_WORK REQUIRED_:
Write the material out again in full, word for word. Do not include the pictures.

_EXTRACTED MATERIAL_:

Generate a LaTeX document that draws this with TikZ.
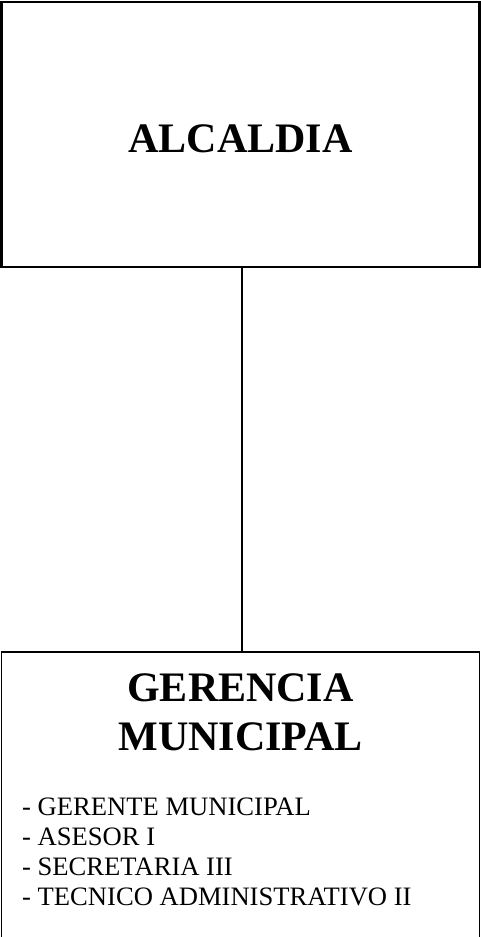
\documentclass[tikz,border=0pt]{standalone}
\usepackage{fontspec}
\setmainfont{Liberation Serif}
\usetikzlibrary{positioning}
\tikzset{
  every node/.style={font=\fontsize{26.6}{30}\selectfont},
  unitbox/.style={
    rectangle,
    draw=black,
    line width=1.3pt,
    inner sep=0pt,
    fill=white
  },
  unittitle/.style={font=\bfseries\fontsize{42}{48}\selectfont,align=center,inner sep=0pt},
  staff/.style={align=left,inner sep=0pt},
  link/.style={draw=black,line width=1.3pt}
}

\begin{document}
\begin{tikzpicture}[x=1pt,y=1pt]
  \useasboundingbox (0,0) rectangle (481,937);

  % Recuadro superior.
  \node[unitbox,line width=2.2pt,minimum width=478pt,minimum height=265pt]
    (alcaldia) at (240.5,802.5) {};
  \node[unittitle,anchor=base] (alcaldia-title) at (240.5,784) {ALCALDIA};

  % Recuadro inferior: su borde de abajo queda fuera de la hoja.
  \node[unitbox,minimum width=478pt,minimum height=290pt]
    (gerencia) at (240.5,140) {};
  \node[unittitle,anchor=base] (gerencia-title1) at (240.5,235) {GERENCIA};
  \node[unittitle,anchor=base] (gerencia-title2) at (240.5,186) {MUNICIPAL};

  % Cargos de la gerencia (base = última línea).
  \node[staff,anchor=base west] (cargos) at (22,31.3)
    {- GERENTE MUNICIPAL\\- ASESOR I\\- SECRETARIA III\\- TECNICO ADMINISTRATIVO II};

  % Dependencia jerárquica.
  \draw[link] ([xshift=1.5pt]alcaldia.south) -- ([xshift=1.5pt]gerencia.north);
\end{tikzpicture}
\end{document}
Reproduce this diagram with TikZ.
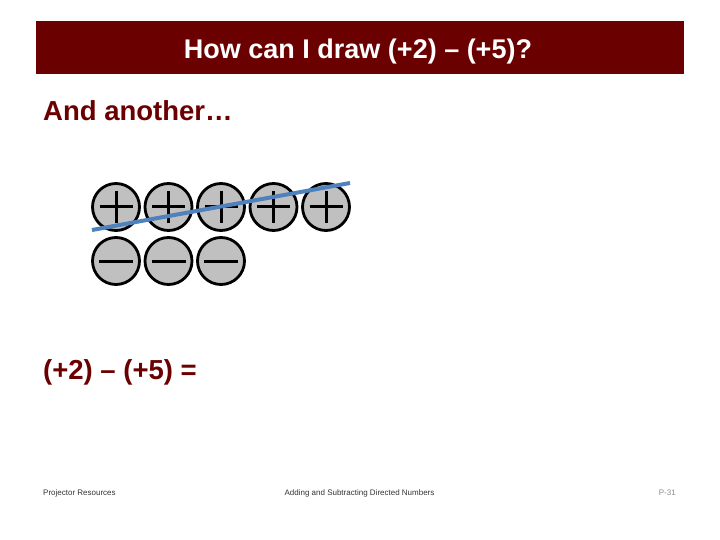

_FINAL RESULT_:
Generate a LaTeX document that draws this with TikZ.
\documentclass[tikz,border=0pt]{standalone}
\usepackage{fontspec}
\setmainfont{Liberation Serif}
\usetikzlibrary{positioning}
\tikzset{
  every node/.style={font=\fontsize{26.6}{30}\selectfont},
  unitbox/.style={
    rectangle,
    draw=black,
    line width=1.3pt,
    inner sep=0pt,
    fill=white
  },
  unittitle/.style={font=\bfseries\fontsize{42}{48}\selectfont,align=center,inner sep=0pt},
  staff/.style={align=left,inner sep=0pt},
  link/.style={draw=black,line width=1.3pt}
}

\begin{document}
\begin{tikzpicture}[x=1pt,y=1pt]
  \useasboundingbox (0,0) rectangle (481,937);

  % Recuadro superior.
  \node[unitbox,line width=2.2pt,minimum width=478pt,minimum height=265pt]
    (alcaldia) at (240.5,802.5) {};
  \node[unittitle,anchor=base] (alcaldia-title) at (240.5,784) {ALCALDIA};

  % Recuadro inferior: su borde de abajo queda fuera de la hoja.
  \node[unitbox,minimum width=478pt,minimum height=290pt]
    (gerencia) at (240.5,140) {};
  \node[unittitle,anchor=base] (gerencia-title1) at (240.5,235) {GERENCIA};
  \node[unittitle,anchor=base] (gerencia-title2) at (240.5,186) {MUNICIPAL};

  % Cargos de la gerencia (base = última línea).
  \node[staff,anchor=base west] (cargos) at (22,31.3)
    {- GERENTE MUNICIPAL\\- ASESOR I\\- SECRETARIA III\\- TECNICO ADMINISTRATIVO II};

  % Dependencia jerárquica.
  \draw[link] ([xshift=1.5pt]alcaldia.south) -- ([xshift=1.5pt]gerencia.north);
\end{tikzpicture}
\end{document}
Reproduce this diagram with TikZ.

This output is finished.